PETER SCHÄFER, JESUS IM TALMUD, AUS DEM ENGLISCHEN VON BARBARA SCHÄFER (JCB MOHR, 2007)
Spécialiste du judaïsme antique et médiéval, Peter Schäfer a d’abord enseigné à Cologne, puis à Berlin et présentement à Princeton. En publiant ce texte sur Jésus dans le Talmud, d’abord en anglais et en le faisant traduire par son épouse en allemand, il tente de jeter un regard neuf dans un domaine qui n’est pas vraiment pas le sien mais pour lequel il a déployé de louables efforts.
L’un des plus grands mystères de la littérature hébraïque post-biblique, notamment cet énorme corpus que l’on nomme littérature rabbinique ou le Talmud, tient en l’absence grandement étrange de références suivies et explicites aux contestations judéo-chrétiennes.
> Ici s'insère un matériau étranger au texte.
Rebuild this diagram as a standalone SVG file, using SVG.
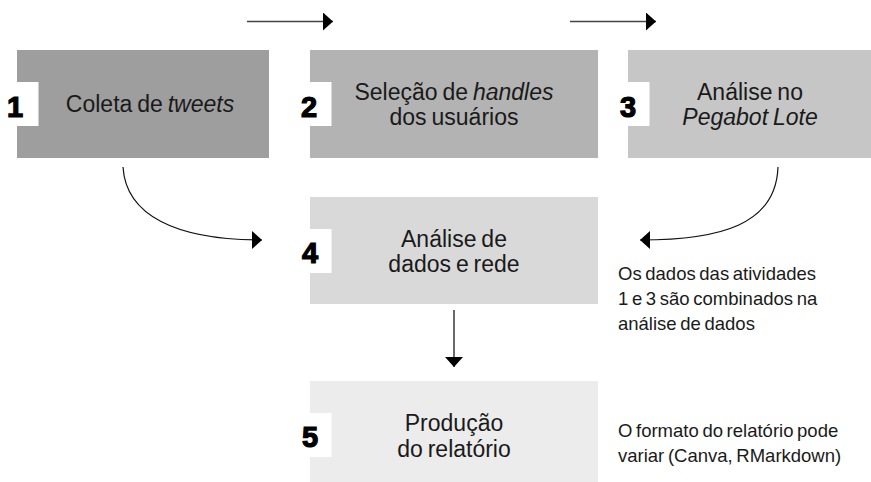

On cite souvent le méchant jeu de mots sur Evangelion ( en Awen Gilayon : le parchemin de l’iniquité), les références codées à certaines croyances de la nouvelle foi ou à une polémique souterraine dont on veut croire qu’elle visait des sources évangéliques embryonnaires.
Mais le Moyen Age connut, chez les juifs, une sorte de production ou de réactualisation de matériaux extra-talmudiques ou midrachiques qui, pour des raisons de censure, probablement, ne furent repris que dans des traités très polémiques et des pamphlets. C’est la littérature des Toledot Jeshu ou Evangile du Ghetto, pour reprendre une expression due à Jean-Pierre Osier. Fidèles à leur réputation, les chercheurs allemands ont, bien avant Schäfer, labouré ce champ de recherches : ce fut notamment le cas du pasteur Günter Schlichting qui donna une excellente édition critique du texte, accompagnée d’une traduction allemande annotée. Elle parut, il y a plus de vingt, chez le même éditeur à Tibingen.
L’originalité, toute relative, de l’apport de Schäfer dans ce livre tient au recours à l’idée de contre-histoire (counter history, Gegengeschichte) : en fait, les Docteurs du talmud auraient pris le contre-pied des récits évangéliques et auraient accompli cette œuvre de sape en choisissant soigneusement leurs formules et les thèmes traités.
Schäfer pense expliquer la grande fréquence de déclarations polémiques dans le talmud de Babylone (alors qu’on n’en trouve pratiquement pas dans celui de Jérusalem) par un climat anti-chrétien prévalent en Babylonie. Les docteurs auraient alors, en quelque sorte, accompagné le mouvement. Les développements de l’auteurs sont certes bien vus mais un peu tirés par les cheveux (weit ausgeholt). En fait, à défaut de témoignages scripturaires précis, nous ne saurons pratiquement jamais qui pensait à quoi en parlant… IL faut voir ce que dit sur ces sujets le grand spécialiste américain Jacob Neusner.
Mais ce livre apportera de nouvelles vues à ceux qui s’intéressent aux pommes de discorde et aux contestations opposant juifs et chrétiens.